What the task requires:
Leave out the images; return the rest of the data exactly.

**** Information shown

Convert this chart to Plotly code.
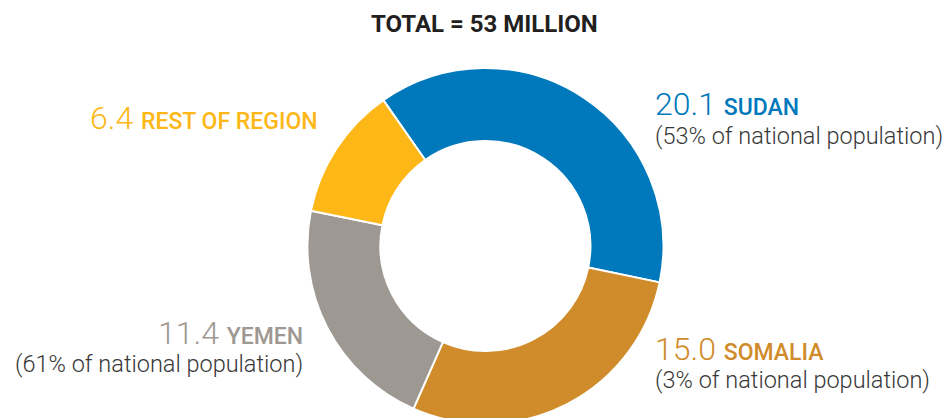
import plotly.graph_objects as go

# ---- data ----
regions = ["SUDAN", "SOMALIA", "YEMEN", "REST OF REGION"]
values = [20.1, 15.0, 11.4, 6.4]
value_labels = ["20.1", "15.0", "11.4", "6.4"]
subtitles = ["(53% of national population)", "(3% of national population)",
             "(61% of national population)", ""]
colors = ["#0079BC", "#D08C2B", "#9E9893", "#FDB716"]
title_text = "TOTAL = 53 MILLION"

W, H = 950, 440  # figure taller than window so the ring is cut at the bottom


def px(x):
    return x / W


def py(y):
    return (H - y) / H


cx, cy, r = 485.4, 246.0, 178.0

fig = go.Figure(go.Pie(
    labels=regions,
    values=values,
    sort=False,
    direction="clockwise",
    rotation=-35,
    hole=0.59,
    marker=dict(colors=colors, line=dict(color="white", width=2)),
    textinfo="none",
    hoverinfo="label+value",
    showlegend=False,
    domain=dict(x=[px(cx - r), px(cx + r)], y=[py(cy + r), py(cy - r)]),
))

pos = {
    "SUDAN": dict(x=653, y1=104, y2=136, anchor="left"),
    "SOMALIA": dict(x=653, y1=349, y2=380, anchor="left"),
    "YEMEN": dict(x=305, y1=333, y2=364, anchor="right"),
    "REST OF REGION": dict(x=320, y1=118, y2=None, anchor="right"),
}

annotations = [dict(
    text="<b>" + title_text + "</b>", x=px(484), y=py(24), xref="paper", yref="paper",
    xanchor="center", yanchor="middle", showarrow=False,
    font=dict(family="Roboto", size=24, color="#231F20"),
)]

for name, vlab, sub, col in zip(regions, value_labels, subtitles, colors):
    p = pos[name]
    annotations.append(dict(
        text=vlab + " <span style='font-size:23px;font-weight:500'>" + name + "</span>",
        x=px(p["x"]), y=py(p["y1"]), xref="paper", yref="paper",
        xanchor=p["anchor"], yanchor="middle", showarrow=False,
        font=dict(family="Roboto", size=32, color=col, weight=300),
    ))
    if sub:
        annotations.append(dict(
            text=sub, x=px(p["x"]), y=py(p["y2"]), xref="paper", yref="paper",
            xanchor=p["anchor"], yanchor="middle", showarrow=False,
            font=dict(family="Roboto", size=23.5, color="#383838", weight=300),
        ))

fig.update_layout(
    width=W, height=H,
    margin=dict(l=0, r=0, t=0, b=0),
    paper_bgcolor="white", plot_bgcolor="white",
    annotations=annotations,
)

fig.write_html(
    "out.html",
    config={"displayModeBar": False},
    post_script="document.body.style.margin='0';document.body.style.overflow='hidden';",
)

********

Response to this task:
Convert this chart to Plotly code.
import plotly.graph_objects as go

# ---- data ----
regions = ["SUDAN", "SOMALIA", "YEMEN", "REST OF REGION"]
values = [20.1, 15.0, 11.4, 6.4]
value_labels = ["20.1", "15.0", "11.4", "6.4"]
subtitles = ["(53% of national population)", "(3% of national population)",
             "(61% of national population)", ""]
colors = ["#0079BC", "#D08C2B", "#9E9893", "#FDB716"]
title_text = "TOTAL = 53 MILLION"

W, H = 950, 440  # figure taller than window so the ring is cut at the bottom


def px(x):
    return x / W


def py(y):
    return (H - y) / H


cx, cy, r = 485.4, 246.0, 178.0

fig = go.Figure(go.Pie(
    labels=regions,
    values=values,
    sort=False,
    direction="clockwise",
    rotation=-35,
    hole=0.59,
    marker=dict(colors=colors, line=dict(color="white", width=2)),
    textinfo="none",
    hoverinfo="label+value",
    showlegend=False,
    domain=dict(x=[px(cx - r), px(cx + r)], y=[py(cy + r), py(cy - r)]),
))

pos = {
    "SUDAN": dict(x=653, y1=104, y2=136, anchor="left"),
    "SOMALIA": dict(x=653, y1=349, y2=380, anchor="left"),
    "YEMEN": dict(x=305, y1=333, y2=364, anchor="right"),
    "REST OF REGION": dict(x=320, y1=118, y2=None, anchor="right"),
}

annotations = [dict(
    text="<b>" + title_text + "</b>", x=px(484), y=py(24), xref="paper", yref="paper",
    xanchor="center", yanchor="middle", showarrow=False,
    font=dict(family="Roboto", size=24, color="#231F20"),
)]

for name, vlab, sub, col in zip(regions, value_labels, subtitles, colors):
    p = pos[name]
    annotations.append(dict(
        text=vlab + " <span style='font-size:23px;font-weight:500'>" + name + "</span>",
        x=px(p["x"]), y=py(p["y1"]), xref="paper", yref="paper",
        xanchor=p["anchor"], yanchor="middle", showarrow=False,
        font=dict(family="Roboto", size=32, color=col, weight=300),
    ))
    if sub:
        annotations.append(dict(
            text=sub, x=px(p["x"]), y=py(p["y2"]), xref="paper", yref="paper",
            xanchor=p["anchor"], yanchor="middle", showarrow=False,
            font=dict(family="Roboto", size=23.5, color="#383838", weight=300),
        ))

fig.update_layout(
    width=W, height=H,
    margin=dict(l=0, r=0, t=0, b=0),
    paper_bgcolor="white", plot_bgcolor="white",
    annotations=annotations,
)

fig.write_html(
    "out.html",
    config={"displayModeBar": False},
    post_script="document.body.style.margin='0';document.body.style.overflow='hidden';",
)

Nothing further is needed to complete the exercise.